Member of the National Assembly
- In office 6 April 2023 – 29 May 2024
- Preceded by: Lee Sang-jik
- Succeeded by: Lee Seong-yoon
- Constituency: Jeonju B

Floor Leader of the Progressive Party
- In office 6 April 2023 – 29 May 2024
- Preceded by: Office established
- Succeeded by: Yoon Jong-oh

Personal details
- Born: 7 September 1972 (age 53) Seoul, South Korea
- Party: Progressive Party
- Alma mater: Hankuk University of Foreign Studies

Korean name
- Hangul: 강성희
- Hanja: 姜聖熙
- RR: Gang Seonghui
- MR: Kang Sŏnghŭi

= Kang Sung-hee (politician) =

South Korean politician (born 1972)

Kang Sung-hee (born 7 September 1972) is a South Korean politician and labour activist who was the floor leader of the Progressive Party from 2023 to 2024. He was a member of the 21st National Assembly representing the Jeonju B constituency.

== Early life and early career ==
Kang was born 7 September 1972, in Seoul, South Korea. He attended Whimoon High School and later studied at Hankuk University of Foreign Studies; graduating with a bachelor's degree in linguistics. After graduating, he worked at a Hyundai Motors' manufacturing plant located in Jeonju. There, he served as the President of the Hyundai Motors contracted workers branch of the Korean Confederation of Trade Unions. As branch President, he successfully assisted in converting many contracted worker positions at Hyundai Motors to full-time positions. He also served as a senior branch manager at the Korean Metal Workers' Union.

== Political career ==
Kang ran as the left-wing Unified Progressive Party's candidate in the Wanju County Council election during the 2014 South Korean local elections, but was unsuccessful in being elected.
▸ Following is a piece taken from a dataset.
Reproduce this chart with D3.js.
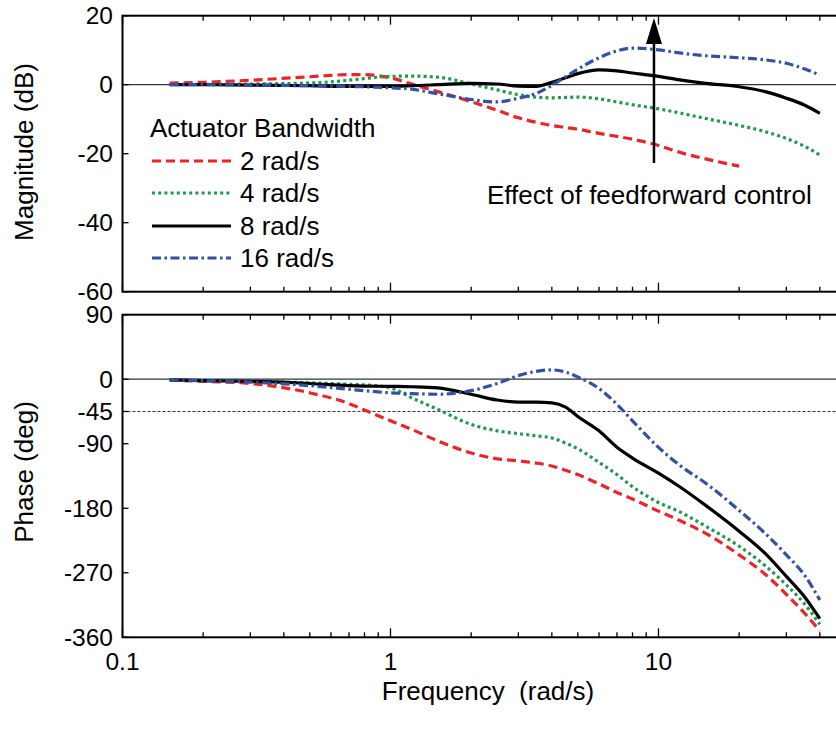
<!DOCTYPE html>
<meta charset="utf-8">
<style>
body { margin: 0; background: #fff; }
text { font-family: "Liberation Sans", Arial, sans-serif; fill: #000; }
.frame { fill: none; stroke: #000; stroke-width: 2; }
.tick { stroke: #000; stroke-width: 1.3; }
.series { fill: none; stroke-width: 3.2; stroke-linejoin: round; }
.ref { stroke: #333; stroke-width: 1.2; }
</style>
<svg width="836" height="736"></svg>
<script src="https://d3js.org/d3.v7.min.js"></script>
<script>

var freq = [0.15, 0.2, 0.3, 0.5, 0.7, 0.8, 1, 1.2, 1.5, 2, 2.5, 3, 3.5, 4, 4.5, 5, 6, 7, 8, 10, 12, 15, 20, 25, 30, 35, 40];

// magnitude (dB); the 2 rad/s curve stops at 20 rad/s
var mag2  = [0.5, 0.7, 1.3, 2.3, 2.9, 2.9, 2.0, 0.2, -2.0, -4.9, -7.4, -9.6, -10.9, -11.8, -12.4, -12.9, -14.1, -15.0, -15.8, -17.6, -19.6, -21.5, -23.6];
var mag4  = [0.1, 0.1, 0.2, 0.5, 1.3, 1.8, 2.4, 2.5, 2.2, 0.2, -1.5, -2.9, -3.6, -3.8, -3.7, -3.6, -4.1, -5.0, -5.8, -7.0, -8.2, -9.8, -11.8, -13.6, -15.6, -17.8, -20.4];
var mag8  = [0, 0, -0.1, -0.3, -0.5, -0.5, -0.5, -0.3, 0, 0.4, 0.2, -0.4, -0.5, 0.7, 2.0, 3.2, 4.3, 4.0, 3.4, 2.4, 1.4, 0.4, -0.6, -2.0, -3.9, -5.9, -8.3];
var mag16 = [0, 0, -0.1, -0.3, -0.5, -0.6, -0.9, -1.3, -2.6, -4.3, -5.0, -3.9, -2.5, -0.2, 2.3, 4.5, 7.8, 9.8, 10.6, 10.1, 9.2, 8.4, 7.8, 7.2, 6.2, 4.6, 2.8];

// phase (deg)
var ph2  = [-1, -3, -6, -19, -34, -43, -58, -70, -86, -103, -111, -114, -117, -121, -127, -133, -146, -158, -167, -184, -197, -215, -245, -272, -300, -326, -351];
var ph4  = [-1, -2, -3, -5, -7, -8, -12, -26, -42, -63, -72, -76, -79, -82, -89, -97, -116, -133, -150, -172, -185, -205, -233, -260, -287, -313, -342];
var ph8  = [-1, -2, -3, -6, -9, -9.5, -10, -10.5, -12, -21, -29, -32, -32, -33, -39, -52, -72, -95, -110, -131, -150, -176, -212, -243, -275, -303, -334];
var ph16 = [-1, -2, -4, -9, -14, -16, -19, -20, -21, -16, -6, 5, 11, 13, 10, 3, -13, -35, -58, -95, -120, -145, -183, -215, -245, -273, -308];

var names  = ["2 rad/s", "4 rad/s", "8 rad/s", "16 rad/s"];
var colors = ["#ec2327", "#1e9a4a", "#000000", "#3350a2"];
var dashes = ["9,5", "3,3.2", null, "9,3.5,2.5,3.5"];

var magTicks = [20, 0, -20, -40, -60];
var phaseTicks = [90, 0, -45, -90, -180, -270, -360];
var freqLabels = [0.1, 1, 10];

var series = names.map(function(n, i) {
  return {name: n, color: colors[i], dash: dashes[i],
          mag: [mag2, mag4, mag8, mag16][i], phase: [ph2, ph4, ph8, ph16][i]};
});

var svg = d3.select("svg");

var x = d3.scaleLog().domain([0.1, 50]).range([122.5, 845.8]);
var yMag = d3.scaleLinear().domain([-60, 20]).range([291.7, 15.7]);
var yPh = d3.scaleLinear().domain([-360, 90]).range([637.3, 314.7]);

var x0 = x.range()[0], x1 = x.range()[1];

function panel(y, ticks, refs) {
  var g = svg.append("g");
  var top = y.range()[1], bot = y.range()[0];

  refs.forEach(function(r) {
    g.append("line").attr("class", "ref")
      .attr("x1", x0).attr("x2", x1)
      .attr("y1", y(r.v)).attr("y2", y(r.v))
      .attr("stroke-dasharray", r.dash)
      .attr("stroke-width", r.dash ? 1 : 1.2);
  });

  // log ticks on the top and bottom edges
  x.ticks().forEach(function(t) {
    var major = Math.abs(Math.log10(t) - Math.round(Math.log10(t))) < 1e-9;
    var len = major ? 9 : 5;
    g.append("line").attr("class", "tick")
      .attr("x1", x(t)).attr("x2", x(t)).attr("y1", bot).attr("y2", bot - len);
    g.append("line").attr("class", "tick")
      .attr("x1", x(t)).attr("x2", x(t)).attr("y1", top).attr("y2", top + len);
  });

  g.selectAll(".ylab")
    .data(ticks)
    .enter().append("text")
      .attr("x", 113)
      .attr("y", function(d) { return y(d); })
      .attr("dy", "0.35em")
      .attr("text-anchor", "end")
      .attr("font-size", 24.5)
      .text(function(d) { return d; });

  g.selectAll(".ytick")
    .data(ticks)
    .enter().append("line").attr("class", "tick")
      .attr("x1", x0).attr("x2", x0 + 6)
      .attr("y1", function(d) { return y(d); })
      .attr("y2", function(d) { return y(d); });

  return g;
}

var gMag = panel(yMag, magTicks, [{v: 0}]);
var gPh = panel(yPh, phaseTicks, [{v: 0}, {v: -45, dash: "3,2"}]);

var lineMag = d3.line()
    .x(function(d) { return x(d[0]); })
    .y(function(d) { return yMag(d[1]); })
    .curve(d3.curveMonotoneX);

var linePh = d3.line()
    .x(function(d) { return x(d[0]); })
    .y(function(d) { return yPh(d[1]); })
    .curve(d3.curveMonotoneX);

series.forEach(function(s) {
  gMag.append("path")
      .attr("class", "series")
      .attr("stroke", s.color)
      .attr("stroke-dasharray", s.dash)
      .attr("d", lineMag(d3.zip(freq, s.mag)));
  gPh.append("path")
      .attr("class", "series")
      .attr("stroke", s.color)
      .attr("stroke-dasharray", s.dash)
      .attr("d", linePh(d3.zip(freq, s.phase)));
});

// frames
[yMag, yPh].forEach(function(y) {
  svg.append("rect").attr("class", "frame")
    .attr("x", x0).attr("y", y.range()[1])
    .attr("width", x1 - x0).attr("height", y.range()[0] - y.range()[1]);
});

svg.selectAll(".xlab")
  .data(freqLabels)
  .enter().append("text")
    .attr("x", function(d) { return x(d); })
    .attr("y", 670)
    .attr("text-anchor", "middle")
    .attr("font-size", 24.5)
    .text(function(d) { return d; });

svg.append("text")
    .attr("transform", "translate(33,152) rotate(-90)")
    .attr("text-anchor", "middle")
    .attr("font-size", 26)
    .text("Magnitude (dB)");

svg.append("text")
    .attr("transform", "translate(33,472) rotate(-90)")
    .attr("text-anchor", "middle")
    .attr("font-size", 26)
    .text("Phase (deg)");

svg.append("text")
    .attr("x", 488)
    .attr("y", 700)
    .attr("text-anchor", "middle")
    .attr("font-size", 26)
    .style("white-space", "pre")
    .text("Frequency  (rad/s)");

// legend
var legend = svg.append("g").attr("transform", "translate(150,0)");
legend.append("text")
    .attr("x", 0).attr("y", 137)
    .attr("font-size", 26)
    .text("Actuator Bandwidth");

var rowY = [161, 193, 226, 258];
series.forEach(function(s, i) {
  legend.append("line")
      .attr("class", "series")
      .attr("x1", 2).attr("x2", 81)
      .attr("y1", rowY[i]).attr("y2", rowY[i])
      .attr("stroke", s.color)
      .attr("stroke-dasharray", s.dash);
  legend.append("text")
      .attr("x", 90).attr("y", rowY[i] + 9)
      .attr("font-size", 26)
      .text(s.name);
});

// annotation arrow
var ax = x(9.62);
svg.append("line")
    .attr("x1", ax).attr("x2", ax)
    .attr("y1", yMag(-22.7)).attr("y2", yMag(13))
    .attr("stroke", "#000").attr("stroke-width", 2.5);
svg.append("path")
    .attr("d", "M" + ax + "," + yMag(19.3) + "L" + (ax - 8) + "," + yMag(11.8) + "L" + (ax + 8) + "," + yMag(11.8) + "Z")
    .attr("fill", "#000");

svg.append("text")
    .attr("x", 487).attr("y", 204)
    .attr("font-size", 26)
    .text("Effect of feedforward control");

</script>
He ran as the Progressive Party's candidate for a by-election held for the Jeonju B constituency of the National Assembly. He won the election with 39 percent of the vote, becoming the Progressive Party's first National Assembly member.

===Alleged assault by Kim Yong-hyun===

PD Note's coverage on the incident

On 18 January 2024, Kang Sung-hee. the floor leader of the Progressive Party, was forcefully carried out and removed by presidential security agents at a ceremony launching North Jeolla Province as a special self-governing province after verbally urging President Yoon to "change [his] approach to governance." Footage of the incident shows Kim Yong-hyun, then-Chief of the Presidential Security Service, raising his hand and making a gesture as if he was physically striking Kang. Whether or not Kim actually assaulted Kang is unknown. Kang later attempted to re-enter but was again stopped by security guards. Footage of the gesture went viral and sparked mass controversy. The Progressive Party announced they would "hold Yoon's administration accountable" for the incident. Rep. Jeong Seong-ho would call the incident "inappropriate" and would claim Yoon's administration is "worst than Park Geun-hye's administration," in reference to President Park Geun-hye and scandals involving her administration. Democratic Party leader Lee Jae-myung would call Yoon's administration a "monarchy" in response to the incident.